TASK DETAILS:
Without any pictures, restate the lines from the one containing "Output the Python" to the one containing "408, 411, 415]", word for word, ends included.

SUPPLIED DATA:
»»

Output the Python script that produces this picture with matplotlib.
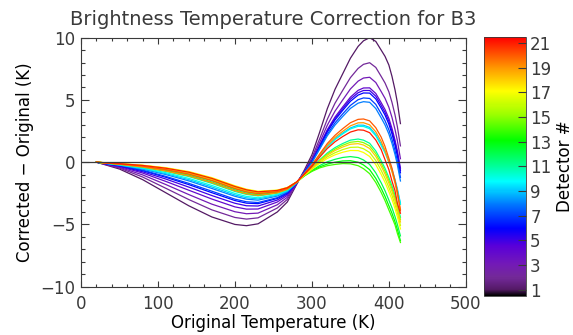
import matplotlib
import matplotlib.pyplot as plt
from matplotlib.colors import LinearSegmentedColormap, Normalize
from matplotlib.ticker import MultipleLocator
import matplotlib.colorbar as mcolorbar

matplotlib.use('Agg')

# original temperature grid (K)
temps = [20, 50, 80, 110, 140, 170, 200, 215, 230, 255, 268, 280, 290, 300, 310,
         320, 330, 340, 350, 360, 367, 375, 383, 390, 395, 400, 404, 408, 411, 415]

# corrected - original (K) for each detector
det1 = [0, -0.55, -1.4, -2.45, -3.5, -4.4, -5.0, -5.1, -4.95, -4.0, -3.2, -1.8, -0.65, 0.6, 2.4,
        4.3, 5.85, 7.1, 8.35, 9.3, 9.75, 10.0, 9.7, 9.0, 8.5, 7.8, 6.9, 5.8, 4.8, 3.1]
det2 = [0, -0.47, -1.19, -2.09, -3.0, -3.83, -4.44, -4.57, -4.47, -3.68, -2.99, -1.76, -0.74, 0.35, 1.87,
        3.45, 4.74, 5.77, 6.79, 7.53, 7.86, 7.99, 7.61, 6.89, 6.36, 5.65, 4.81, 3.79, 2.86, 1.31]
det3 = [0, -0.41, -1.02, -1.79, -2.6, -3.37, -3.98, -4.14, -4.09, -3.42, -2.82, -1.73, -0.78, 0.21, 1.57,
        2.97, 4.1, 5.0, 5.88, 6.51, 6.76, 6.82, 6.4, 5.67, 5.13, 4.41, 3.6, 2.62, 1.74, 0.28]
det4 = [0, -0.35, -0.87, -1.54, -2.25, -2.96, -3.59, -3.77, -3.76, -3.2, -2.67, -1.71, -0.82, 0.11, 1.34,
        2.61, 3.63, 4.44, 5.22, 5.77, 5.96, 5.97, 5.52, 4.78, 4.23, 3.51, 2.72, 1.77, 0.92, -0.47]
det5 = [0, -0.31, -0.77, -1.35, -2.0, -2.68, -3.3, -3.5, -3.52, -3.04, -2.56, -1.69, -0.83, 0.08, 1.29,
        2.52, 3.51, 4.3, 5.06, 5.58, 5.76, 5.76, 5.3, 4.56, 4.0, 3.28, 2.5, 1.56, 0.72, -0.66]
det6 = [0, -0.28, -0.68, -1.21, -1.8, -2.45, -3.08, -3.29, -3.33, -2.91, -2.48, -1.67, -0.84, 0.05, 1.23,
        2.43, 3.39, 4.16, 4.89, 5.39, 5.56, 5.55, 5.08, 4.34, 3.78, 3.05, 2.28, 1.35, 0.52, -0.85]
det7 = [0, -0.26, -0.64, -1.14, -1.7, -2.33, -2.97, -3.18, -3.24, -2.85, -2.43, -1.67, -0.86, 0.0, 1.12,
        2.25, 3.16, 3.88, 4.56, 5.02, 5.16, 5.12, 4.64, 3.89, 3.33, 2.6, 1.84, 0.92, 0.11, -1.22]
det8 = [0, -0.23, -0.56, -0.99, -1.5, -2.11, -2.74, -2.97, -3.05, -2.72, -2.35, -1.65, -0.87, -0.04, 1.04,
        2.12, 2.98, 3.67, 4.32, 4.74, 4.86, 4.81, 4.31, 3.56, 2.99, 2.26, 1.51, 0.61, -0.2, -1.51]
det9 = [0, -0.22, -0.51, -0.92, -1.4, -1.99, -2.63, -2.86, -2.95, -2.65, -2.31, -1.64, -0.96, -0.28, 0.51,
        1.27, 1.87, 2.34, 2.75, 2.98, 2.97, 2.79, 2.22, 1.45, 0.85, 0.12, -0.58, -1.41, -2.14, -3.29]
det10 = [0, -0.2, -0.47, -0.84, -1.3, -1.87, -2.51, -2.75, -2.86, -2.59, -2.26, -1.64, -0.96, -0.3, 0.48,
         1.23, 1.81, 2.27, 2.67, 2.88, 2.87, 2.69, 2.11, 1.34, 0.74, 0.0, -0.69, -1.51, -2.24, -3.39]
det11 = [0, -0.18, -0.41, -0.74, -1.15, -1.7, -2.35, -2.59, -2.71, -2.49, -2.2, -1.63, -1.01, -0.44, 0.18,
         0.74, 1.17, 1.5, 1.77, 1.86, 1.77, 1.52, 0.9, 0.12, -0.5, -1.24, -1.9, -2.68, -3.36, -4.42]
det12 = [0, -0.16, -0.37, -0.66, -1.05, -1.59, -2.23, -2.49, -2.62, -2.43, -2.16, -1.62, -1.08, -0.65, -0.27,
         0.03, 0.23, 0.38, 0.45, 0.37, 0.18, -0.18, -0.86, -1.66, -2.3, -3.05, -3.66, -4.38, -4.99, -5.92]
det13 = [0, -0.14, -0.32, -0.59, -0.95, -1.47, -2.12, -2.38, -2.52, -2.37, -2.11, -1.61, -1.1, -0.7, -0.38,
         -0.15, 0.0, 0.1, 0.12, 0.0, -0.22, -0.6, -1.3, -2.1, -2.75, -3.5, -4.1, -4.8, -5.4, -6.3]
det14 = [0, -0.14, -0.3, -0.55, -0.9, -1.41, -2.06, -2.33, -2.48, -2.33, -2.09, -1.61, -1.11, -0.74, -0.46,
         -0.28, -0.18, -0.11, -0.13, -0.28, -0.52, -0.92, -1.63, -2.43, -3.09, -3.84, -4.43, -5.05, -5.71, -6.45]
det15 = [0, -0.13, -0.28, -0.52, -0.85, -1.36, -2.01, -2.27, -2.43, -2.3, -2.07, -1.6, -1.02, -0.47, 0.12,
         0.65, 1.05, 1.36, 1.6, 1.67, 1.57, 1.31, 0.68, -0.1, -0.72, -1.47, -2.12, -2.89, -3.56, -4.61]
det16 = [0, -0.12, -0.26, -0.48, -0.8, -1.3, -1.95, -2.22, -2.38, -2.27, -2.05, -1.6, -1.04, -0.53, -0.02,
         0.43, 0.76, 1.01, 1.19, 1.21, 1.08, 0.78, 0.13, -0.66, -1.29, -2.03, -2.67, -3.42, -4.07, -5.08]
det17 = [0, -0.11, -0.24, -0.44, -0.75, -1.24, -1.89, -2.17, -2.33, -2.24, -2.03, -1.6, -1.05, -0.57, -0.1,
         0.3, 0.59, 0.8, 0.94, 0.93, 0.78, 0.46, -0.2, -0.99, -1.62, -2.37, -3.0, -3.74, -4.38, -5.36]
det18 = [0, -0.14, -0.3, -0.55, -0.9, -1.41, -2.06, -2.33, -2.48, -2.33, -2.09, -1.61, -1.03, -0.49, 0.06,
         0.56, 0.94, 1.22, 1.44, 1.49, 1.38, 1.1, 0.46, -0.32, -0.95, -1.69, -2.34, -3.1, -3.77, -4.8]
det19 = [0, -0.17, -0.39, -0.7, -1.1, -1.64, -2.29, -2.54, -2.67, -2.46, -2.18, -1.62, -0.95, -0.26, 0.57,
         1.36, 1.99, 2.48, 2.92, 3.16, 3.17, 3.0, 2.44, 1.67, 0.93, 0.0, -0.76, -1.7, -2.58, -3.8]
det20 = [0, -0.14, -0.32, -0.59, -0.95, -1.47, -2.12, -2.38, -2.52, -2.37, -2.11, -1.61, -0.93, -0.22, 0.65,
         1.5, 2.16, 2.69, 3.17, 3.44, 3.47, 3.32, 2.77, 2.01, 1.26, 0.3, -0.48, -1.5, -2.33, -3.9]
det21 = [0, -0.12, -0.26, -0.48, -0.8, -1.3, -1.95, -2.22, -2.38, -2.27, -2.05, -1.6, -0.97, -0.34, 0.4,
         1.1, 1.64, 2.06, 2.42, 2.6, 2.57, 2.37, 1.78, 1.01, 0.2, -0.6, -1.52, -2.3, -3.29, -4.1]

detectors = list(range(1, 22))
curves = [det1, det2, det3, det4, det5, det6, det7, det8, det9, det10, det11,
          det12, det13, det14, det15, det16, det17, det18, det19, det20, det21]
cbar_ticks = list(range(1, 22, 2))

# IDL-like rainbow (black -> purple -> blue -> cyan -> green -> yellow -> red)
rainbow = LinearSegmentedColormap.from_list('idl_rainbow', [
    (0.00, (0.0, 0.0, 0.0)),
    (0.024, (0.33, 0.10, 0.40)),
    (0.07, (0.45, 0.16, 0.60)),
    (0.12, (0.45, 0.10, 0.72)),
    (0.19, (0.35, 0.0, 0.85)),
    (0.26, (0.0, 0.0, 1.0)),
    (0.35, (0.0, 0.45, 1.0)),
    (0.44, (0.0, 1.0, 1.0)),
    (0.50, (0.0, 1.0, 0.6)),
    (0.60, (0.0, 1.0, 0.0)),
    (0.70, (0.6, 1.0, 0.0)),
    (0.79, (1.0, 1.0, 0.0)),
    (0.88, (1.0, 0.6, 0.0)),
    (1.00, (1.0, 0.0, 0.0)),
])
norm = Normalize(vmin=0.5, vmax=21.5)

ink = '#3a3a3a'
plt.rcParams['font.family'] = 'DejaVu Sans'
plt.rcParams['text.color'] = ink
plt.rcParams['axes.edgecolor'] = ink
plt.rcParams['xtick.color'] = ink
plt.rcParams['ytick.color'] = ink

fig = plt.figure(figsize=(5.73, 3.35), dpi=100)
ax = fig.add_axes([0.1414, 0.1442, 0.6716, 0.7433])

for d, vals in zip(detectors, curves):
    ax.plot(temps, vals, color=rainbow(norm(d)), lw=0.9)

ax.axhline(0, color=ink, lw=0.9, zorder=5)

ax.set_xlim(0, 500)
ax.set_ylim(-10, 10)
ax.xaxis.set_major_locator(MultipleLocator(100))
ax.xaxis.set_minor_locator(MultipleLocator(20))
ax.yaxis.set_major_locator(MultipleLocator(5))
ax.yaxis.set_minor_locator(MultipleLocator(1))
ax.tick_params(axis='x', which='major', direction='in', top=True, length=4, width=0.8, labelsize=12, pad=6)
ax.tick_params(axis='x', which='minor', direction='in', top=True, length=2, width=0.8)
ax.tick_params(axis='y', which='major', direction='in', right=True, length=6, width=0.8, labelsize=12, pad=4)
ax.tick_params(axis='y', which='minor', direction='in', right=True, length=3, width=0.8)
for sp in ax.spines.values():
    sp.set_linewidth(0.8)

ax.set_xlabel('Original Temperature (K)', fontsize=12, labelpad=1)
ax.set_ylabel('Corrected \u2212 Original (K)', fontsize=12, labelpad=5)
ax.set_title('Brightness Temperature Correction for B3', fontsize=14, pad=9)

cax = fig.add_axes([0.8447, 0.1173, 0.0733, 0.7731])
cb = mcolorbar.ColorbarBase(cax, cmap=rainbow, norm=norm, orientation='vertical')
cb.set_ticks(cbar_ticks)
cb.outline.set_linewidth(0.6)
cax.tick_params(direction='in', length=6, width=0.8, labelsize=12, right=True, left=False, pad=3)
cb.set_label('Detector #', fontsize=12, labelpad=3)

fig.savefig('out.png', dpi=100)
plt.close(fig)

««
»»

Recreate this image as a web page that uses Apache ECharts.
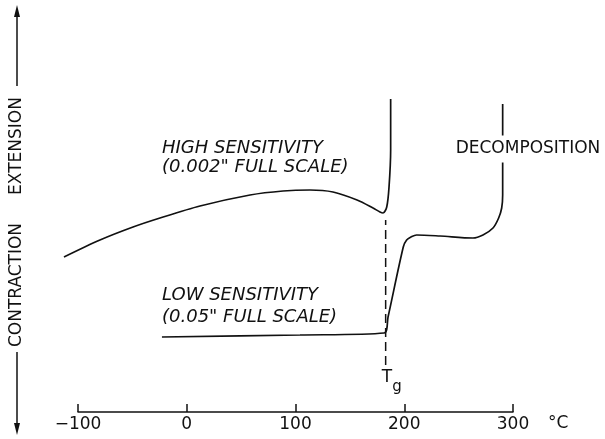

««

EXERCISE RESPONSE:
Output the Python script that produces this picture with matplotlib.
import matplotlib
import matplotlib.pyplot as plt
from matplotlib.colors import LinearSegmentedColormap, Normalize
from matplotlib.ticker import MultipleLocator
import matplotlib.colorbar as mcolorbar

matplotlib.use('Agg')

# original temperature grid (K)
temps = [20, 50, 80, 110, 140, 170, 200, 215, 230, 255, 268, 280, 290, 300, 310,
         320, 330, 340, 350, 360, 367, 375, 383, 390, 395, 400, 404, 408, 411, 415]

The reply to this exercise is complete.